EXERCISE GOAL:
Below this line are records; write out exactly the lines from the one containing "Recreate this image as a Python" through the one containing "ax = fig.add_axes([110", with the pictures left out.
— START OF MATERIAL PROVIDED —
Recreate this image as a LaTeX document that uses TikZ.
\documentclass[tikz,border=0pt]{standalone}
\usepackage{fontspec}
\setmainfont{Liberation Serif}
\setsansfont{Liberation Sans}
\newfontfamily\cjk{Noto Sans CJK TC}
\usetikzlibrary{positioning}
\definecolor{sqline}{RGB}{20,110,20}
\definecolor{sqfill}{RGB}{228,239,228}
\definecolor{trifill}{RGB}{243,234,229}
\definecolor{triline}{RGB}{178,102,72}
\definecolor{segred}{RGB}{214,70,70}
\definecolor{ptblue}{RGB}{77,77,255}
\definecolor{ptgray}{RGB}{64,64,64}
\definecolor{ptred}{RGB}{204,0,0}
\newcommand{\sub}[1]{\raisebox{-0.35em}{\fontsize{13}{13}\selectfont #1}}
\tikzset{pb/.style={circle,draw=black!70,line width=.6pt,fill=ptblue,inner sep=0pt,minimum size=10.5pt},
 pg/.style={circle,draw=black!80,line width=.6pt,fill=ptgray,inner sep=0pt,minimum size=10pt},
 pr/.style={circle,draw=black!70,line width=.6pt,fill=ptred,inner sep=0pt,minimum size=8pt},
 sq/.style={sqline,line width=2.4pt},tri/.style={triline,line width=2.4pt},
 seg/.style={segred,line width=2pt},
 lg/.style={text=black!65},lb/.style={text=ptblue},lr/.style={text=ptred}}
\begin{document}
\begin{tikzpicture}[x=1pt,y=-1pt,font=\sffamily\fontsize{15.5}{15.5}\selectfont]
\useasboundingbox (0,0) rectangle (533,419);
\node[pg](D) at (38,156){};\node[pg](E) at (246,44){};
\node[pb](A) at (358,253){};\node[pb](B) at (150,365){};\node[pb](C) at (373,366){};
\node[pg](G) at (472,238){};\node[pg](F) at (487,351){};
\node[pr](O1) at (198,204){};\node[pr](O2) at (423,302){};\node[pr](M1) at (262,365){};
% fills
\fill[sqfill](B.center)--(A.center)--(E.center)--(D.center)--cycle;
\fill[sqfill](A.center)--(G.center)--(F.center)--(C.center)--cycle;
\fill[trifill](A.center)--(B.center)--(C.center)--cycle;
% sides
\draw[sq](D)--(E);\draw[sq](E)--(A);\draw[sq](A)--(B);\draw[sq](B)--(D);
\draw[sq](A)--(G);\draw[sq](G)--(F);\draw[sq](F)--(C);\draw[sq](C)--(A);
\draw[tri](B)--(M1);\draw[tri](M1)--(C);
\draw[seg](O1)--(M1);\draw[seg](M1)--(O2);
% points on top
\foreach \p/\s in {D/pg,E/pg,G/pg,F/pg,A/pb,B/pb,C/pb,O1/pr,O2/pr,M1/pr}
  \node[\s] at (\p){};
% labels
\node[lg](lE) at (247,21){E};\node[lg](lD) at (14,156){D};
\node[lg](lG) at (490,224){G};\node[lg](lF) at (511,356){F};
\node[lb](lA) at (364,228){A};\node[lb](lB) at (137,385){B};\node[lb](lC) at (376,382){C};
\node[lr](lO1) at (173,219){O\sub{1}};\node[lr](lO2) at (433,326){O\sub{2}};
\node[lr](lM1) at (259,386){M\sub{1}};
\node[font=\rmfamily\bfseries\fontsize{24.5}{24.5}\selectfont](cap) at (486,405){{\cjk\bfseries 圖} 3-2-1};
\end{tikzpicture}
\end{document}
— END OF MATERIAL PROVIDED —
— START OF MATERIAL PROVIDED —
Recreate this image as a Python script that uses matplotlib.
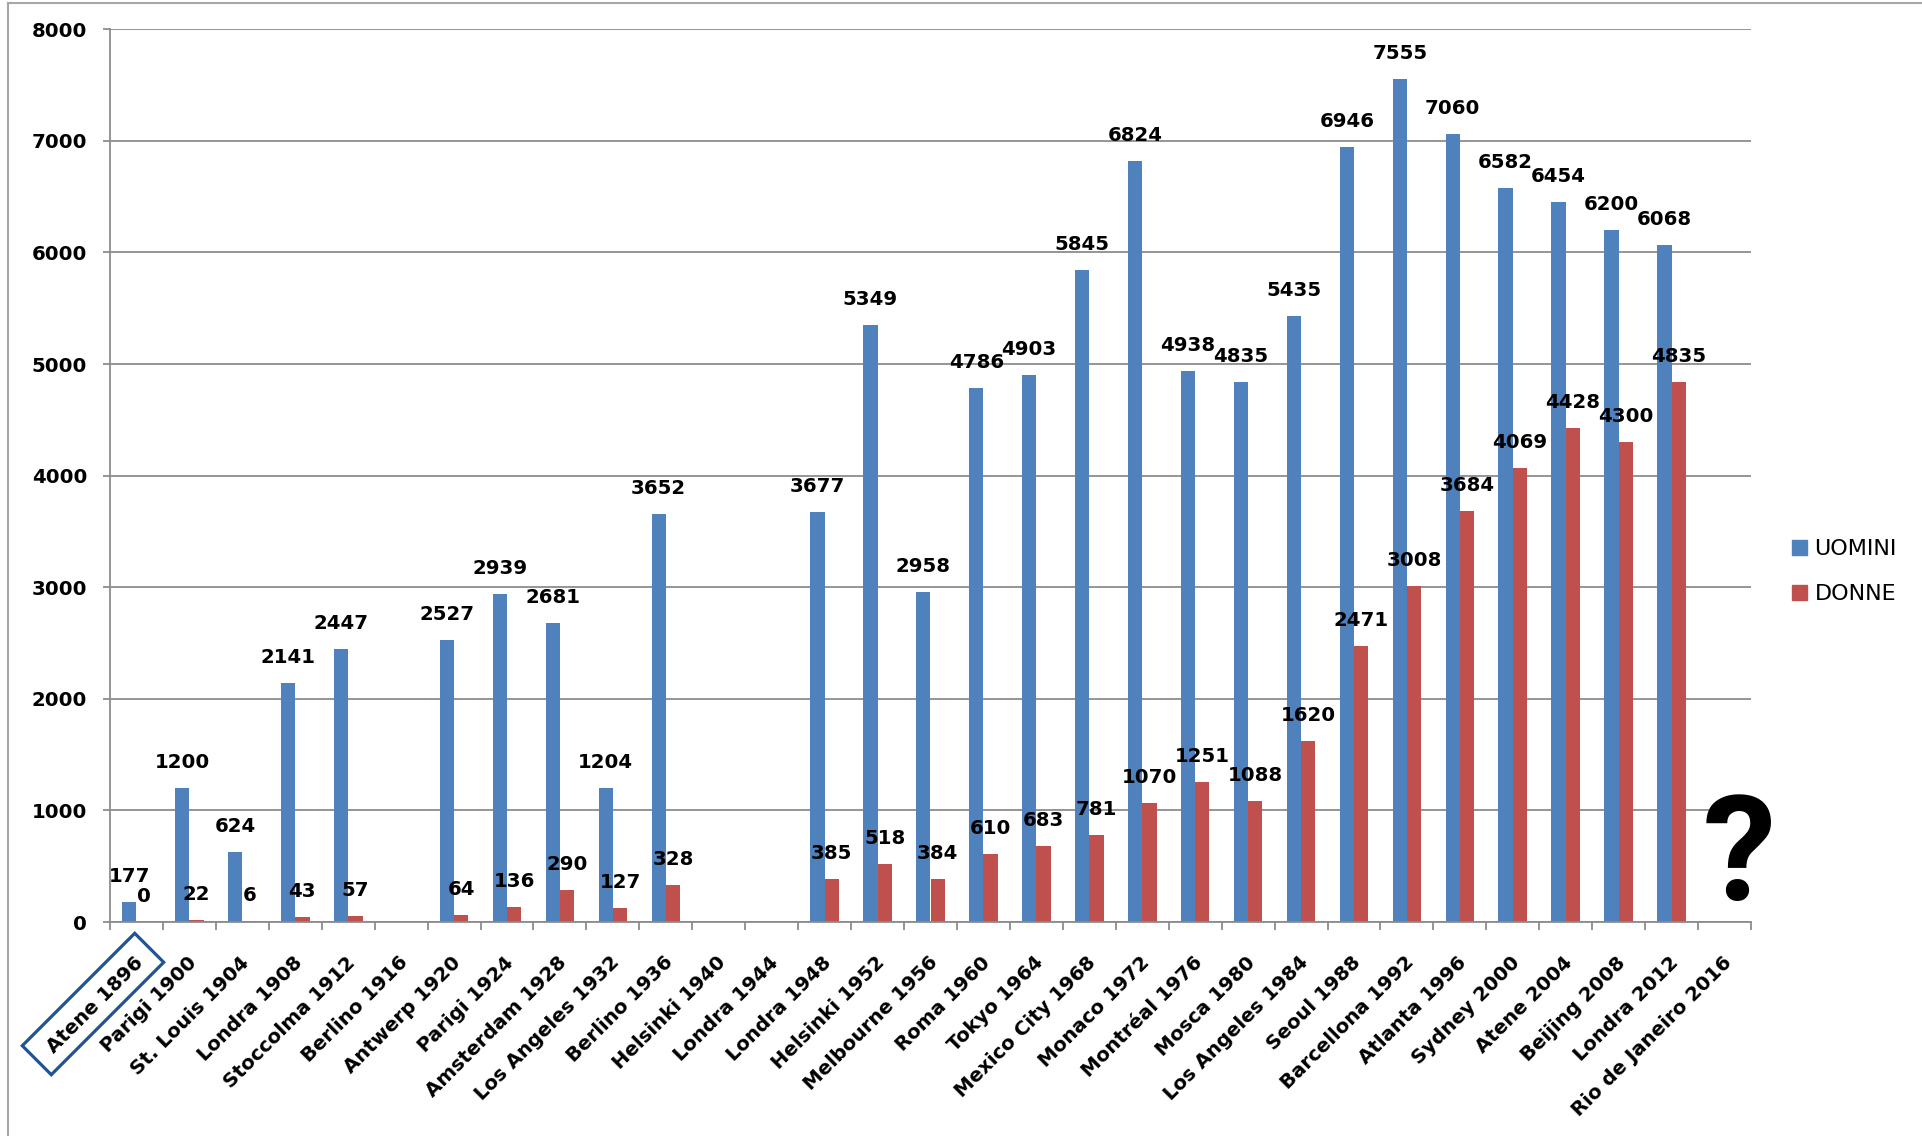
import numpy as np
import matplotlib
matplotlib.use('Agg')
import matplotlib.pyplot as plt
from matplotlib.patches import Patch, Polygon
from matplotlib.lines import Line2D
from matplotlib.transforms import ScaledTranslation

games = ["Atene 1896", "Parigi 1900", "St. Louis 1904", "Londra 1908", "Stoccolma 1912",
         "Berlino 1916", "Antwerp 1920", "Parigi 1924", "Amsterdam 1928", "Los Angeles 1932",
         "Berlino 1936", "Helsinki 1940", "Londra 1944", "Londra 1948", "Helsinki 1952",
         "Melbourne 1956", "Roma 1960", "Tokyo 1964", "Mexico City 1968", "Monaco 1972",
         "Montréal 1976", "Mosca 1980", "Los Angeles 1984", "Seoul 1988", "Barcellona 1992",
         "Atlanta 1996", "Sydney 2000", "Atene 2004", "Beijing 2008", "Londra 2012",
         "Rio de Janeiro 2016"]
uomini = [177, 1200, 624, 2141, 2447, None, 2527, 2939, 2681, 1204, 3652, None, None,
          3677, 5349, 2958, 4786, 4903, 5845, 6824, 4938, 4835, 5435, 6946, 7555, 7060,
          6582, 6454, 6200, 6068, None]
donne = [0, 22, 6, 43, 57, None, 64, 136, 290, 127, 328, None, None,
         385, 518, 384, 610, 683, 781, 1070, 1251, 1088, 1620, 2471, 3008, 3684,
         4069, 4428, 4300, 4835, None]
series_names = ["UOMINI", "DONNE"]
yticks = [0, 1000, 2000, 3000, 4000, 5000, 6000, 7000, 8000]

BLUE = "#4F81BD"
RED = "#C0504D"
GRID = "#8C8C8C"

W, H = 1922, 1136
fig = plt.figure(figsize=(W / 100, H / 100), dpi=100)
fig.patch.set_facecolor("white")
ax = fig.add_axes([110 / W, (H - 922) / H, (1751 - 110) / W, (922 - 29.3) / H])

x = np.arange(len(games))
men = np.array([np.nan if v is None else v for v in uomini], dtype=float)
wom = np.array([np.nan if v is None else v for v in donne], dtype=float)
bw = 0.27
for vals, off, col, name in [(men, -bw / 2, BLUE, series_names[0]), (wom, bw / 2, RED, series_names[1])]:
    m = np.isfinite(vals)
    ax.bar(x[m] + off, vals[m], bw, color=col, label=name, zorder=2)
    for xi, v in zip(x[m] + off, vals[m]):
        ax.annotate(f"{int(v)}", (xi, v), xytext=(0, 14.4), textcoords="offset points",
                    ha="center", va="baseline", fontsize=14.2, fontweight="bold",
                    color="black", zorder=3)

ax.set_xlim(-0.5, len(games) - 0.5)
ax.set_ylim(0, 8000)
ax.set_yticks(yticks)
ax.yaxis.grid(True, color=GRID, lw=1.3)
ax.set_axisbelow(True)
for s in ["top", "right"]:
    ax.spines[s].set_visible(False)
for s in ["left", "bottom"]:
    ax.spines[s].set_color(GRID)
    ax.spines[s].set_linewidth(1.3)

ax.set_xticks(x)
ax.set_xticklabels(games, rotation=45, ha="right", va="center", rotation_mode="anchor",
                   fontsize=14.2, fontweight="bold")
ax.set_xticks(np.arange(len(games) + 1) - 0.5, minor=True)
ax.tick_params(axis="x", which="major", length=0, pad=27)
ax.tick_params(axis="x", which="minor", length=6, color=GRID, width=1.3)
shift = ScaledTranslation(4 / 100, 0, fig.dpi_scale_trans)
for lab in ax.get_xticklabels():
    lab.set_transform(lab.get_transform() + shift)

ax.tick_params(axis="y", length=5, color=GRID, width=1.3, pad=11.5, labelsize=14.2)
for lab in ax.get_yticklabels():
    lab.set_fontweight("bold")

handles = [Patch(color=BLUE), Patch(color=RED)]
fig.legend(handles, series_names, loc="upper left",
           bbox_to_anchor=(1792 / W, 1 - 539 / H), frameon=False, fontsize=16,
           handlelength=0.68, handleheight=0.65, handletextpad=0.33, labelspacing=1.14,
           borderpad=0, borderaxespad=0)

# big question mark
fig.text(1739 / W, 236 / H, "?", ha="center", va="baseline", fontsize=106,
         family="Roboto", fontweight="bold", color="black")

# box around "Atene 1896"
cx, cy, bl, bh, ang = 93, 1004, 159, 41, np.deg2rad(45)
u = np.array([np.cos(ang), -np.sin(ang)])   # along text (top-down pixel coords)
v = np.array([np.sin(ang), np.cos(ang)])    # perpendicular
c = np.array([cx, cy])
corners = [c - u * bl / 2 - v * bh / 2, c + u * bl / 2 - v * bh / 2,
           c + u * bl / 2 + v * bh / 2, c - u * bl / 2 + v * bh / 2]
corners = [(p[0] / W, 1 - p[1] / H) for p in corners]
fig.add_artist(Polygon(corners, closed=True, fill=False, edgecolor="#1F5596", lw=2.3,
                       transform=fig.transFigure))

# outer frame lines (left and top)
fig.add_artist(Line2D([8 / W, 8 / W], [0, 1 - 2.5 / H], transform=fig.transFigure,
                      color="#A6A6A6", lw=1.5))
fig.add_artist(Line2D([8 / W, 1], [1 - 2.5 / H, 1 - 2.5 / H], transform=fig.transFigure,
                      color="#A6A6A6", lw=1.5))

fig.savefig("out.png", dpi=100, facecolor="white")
— END OF MATERIAL PROVIDED —
— START OF MATERIAL PROVIDED —
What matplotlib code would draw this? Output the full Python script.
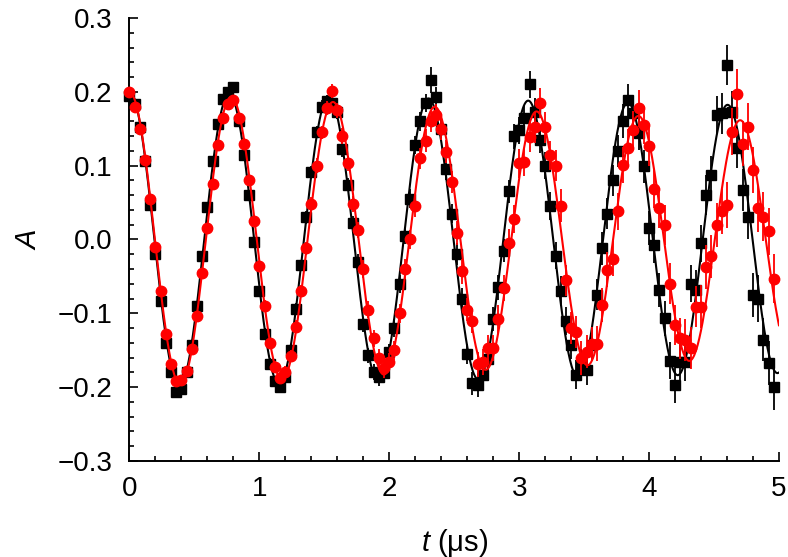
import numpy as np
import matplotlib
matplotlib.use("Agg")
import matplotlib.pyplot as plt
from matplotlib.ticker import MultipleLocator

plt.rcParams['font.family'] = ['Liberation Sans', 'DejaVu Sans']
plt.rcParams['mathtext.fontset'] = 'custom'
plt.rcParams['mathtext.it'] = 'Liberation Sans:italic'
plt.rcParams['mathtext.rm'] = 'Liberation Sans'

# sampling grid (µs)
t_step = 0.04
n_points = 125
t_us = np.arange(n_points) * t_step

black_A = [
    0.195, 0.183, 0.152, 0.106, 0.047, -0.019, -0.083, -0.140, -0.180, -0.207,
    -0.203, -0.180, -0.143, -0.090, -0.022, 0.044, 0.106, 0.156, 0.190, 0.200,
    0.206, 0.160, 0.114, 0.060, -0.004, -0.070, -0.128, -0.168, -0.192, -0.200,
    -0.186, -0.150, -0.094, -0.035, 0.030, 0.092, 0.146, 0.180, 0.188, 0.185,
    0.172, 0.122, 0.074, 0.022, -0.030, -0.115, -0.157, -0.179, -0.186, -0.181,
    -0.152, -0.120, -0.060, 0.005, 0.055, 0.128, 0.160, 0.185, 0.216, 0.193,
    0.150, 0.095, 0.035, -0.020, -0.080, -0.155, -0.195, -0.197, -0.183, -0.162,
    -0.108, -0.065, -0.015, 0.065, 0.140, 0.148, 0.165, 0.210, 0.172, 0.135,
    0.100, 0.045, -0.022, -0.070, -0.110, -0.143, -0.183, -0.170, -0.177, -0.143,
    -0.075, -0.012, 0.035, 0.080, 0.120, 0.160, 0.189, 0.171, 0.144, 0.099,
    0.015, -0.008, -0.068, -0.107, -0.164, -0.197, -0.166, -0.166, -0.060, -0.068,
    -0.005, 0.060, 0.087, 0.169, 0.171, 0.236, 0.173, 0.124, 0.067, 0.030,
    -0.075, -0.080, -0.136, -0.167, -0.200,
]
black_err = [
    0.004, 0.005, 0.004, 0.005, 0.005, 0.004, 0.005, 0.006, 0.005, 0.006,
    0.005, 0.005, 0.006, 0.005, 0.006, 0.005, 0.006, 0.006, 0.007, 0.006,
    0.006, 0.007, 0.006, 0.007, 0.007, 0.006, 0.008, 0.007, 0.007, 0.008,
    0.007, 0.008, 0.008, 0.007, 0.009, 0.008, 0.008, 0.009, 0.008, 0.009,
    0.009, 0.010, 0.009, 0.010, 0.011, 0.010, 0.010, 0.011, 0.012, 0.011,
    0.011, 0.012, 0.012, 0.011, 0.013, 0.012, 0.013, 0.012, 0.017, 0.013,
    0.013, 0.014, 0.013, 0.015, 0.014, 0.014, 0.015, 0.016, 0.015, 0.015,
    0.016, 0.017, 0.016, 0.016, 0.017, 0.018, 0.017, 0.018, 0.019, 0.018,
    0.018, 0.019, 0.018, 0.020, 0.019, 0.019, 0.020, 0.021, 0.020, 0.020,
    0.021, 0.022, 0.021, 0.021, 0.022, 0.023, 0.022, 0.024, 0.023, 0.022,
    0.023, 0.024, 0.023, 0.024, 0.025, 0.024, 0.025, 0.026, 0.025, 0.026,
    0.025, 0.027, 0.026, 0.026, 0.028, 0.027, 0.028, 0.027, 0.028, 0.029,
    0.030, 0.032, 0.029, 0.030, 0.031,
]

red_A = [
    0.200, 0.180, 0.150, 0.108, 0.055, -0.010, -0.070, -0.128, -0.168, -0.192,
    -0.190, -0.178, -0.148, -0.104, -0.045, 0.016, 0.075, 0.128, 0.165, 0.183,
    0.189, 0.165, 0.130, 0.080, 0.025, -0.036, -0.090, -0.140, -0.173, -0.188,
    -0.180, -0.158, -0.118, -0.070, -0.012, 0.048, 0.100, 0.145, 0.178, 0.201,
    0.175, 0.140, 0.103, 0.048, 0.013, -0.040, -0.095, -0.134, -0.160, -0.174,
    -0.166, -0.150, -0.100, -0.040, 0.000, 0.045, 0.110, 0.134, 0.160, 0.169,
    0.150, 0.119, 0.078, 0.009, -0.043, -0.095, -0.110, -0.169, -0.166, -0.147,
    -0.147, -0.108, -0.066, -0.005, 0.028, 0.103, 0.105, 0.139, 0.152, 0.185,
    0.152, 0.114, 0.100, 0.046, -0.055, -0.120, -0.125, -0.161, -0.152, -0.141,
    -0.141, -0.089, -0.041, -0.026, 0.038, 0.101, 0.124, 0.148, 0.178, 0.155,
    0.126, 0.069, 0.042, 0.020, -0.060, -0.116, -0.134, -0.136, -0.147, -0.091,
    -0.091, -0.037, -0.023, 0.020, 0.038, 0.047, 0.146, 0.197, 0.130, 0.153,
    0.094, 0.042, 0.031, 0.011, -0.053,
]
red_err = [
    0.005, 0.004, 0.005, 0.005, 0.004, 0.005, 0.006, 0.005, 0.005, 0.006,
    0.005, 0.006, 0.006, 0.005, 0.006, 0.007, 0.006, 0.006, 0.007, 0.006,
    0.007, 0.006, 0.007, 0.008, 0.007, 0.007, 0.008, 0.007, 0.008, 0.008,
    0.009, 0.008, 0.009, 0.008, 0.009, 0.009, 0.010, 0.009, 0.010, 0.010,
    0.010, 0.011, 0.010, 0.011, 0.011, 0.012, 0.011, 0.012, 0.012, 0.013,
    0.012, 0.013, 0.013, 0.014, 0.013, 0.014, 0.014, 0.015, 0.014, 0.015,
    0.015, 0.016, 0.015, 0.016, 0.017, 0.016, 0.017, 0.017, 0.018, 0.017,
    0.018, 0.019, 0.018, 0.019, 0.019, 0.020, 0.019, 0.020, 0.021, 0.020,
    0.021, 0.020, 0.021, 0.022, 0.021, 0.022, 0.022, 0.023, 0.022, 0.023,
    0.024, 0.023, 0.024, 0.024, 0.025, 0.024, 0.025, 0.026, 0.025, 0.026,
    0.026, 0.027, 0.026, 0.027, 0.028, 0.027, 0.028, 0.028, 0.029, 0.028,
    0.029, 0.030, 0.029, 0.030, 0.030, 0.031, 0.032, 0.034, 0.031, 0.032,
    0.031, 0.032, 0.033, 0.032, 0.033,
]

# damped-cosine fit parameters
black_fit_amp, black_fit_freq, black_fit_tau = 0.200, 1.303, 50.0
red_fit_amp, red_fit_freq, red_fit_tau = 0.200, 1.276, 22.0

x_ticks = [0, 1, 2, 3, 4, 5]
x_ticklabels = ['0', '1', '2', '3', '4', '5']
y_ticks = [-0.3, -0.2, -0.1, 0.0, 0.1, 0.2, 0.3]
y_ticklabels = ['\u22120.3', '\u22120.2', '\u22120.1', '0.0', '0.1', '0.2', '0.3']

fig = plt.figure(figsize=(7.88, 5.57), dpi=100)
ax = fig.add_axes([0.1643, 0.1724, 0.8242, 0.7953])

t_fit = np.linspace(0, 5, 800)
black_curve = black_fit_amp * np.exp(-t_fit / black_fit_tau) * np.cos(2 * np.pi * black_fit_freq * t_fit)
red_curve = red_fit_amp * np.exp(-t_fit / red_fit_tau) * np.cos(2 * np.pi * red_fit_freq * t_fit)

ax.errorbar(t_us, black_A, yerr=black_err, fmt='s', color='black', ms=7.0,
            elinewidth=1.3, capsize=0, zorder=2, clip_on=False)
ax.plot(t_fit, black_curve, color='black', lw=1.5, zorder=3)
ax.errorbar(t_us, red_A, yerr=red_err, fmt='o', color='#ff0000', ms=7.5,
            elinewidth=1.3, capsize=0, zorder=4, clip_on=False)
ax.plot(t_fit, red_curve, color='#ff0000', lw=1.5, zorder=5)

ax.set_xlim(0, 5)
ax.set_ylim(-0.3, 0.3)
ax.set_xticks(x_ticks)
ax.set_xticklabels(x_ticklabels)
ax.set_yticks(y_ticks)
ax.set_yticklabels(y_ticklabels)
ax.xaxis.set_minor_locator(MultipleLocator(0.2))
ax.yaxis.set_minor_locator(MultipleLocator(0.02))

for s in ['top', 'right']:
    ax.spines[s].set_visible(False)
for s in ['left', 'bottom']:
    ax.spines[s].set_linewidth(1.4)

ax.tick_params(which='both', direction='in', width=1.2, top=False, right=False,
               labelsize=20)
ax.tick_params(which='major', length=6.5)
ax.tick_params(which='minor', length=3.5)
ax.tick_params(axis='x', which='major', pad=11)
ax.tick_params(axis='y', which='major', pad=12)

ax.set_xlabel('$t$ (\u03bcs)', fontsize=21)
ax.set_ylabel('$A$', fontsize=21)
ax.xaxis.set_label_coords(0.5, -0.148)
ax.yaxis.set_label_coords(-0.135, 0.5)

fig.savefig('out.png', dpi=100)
— END OF MATERIAL PROVIDED —
ANSWER TO THIS PROBLEM:
Recreate this image as a Python script that uses matplotlib.
import numpy as np
import matplotlib
matplotlib.use('Agg')
import matplotlib.pyplot as plt
from matplotlib.patches import Patch, Polygon
from matplotlib.lines import Line2D
from matplotlib.transforms import ScaledTranslation

games = ["Atene 1896", "Parigi 1900", "St. Louis 1904", "Londra 1908", "Stoccolma 1912",
         "Berlino 1916", "Antwerp 1920", "Parigi 1924", "Amsterdam 1928", "Los Angeles 1932",
         "Berlino 1936", "Helsinki 1940", "Londra 1944", "Londra 1948", "Helsinki 1952",
         "Melbourne 1956", "Roma 1960", "Tokyo 1964", "Mexico City 1968", "Monaco 1972",
         "Montréal 1976", "Mosca 1980", "Los Angeles 1984", "Seoul 1988", "Barcellona 1992",
         "Atlanta 1996", "Sydney 2000", "Atene 2004", "Beijing 2008", "Londra 2012",
         "Rio de Janeiro 2016"]
uomini = [177, 1200, 624, 2141, 2447, None, 2527, 2939, 2681, 1204, 3652, None, None,
          3677, 5349, 2958, 4786, 4903, 5845, 6824, 4938, 4835, 5435, 6946, 7555, 7060,
          6582, 6454, 6200, 6068, None]
donne = [0, 22, 6, 43, 57, None, 64, 136, 290, 127, 328, None, None,
         385, 518, 384, 610, 683, 781, 1070, 1251, 1088, 1620, 2471, 3008, 3684,
         4069, 4428, 4300, 4835, None]
series_names = ["UOMINI", "DONNE"]
yticks = [0, 1000, 2000, 3000, 4000, 5000, 6000, 7000, 8000]

BLUE = "#4F81BD"
RED = "#C0504D"
GRID = "#8C8C8C"

W, H = 1922, 1136
fig = plt.figure(figsize=(W / 100, H / 100), dpi=100)
fig.patch.set_facecolor("white")
ax = fig.add_axes([110 / W, (H - 922) / H, (1751 - 110) / W, (922 - 29.3) / H])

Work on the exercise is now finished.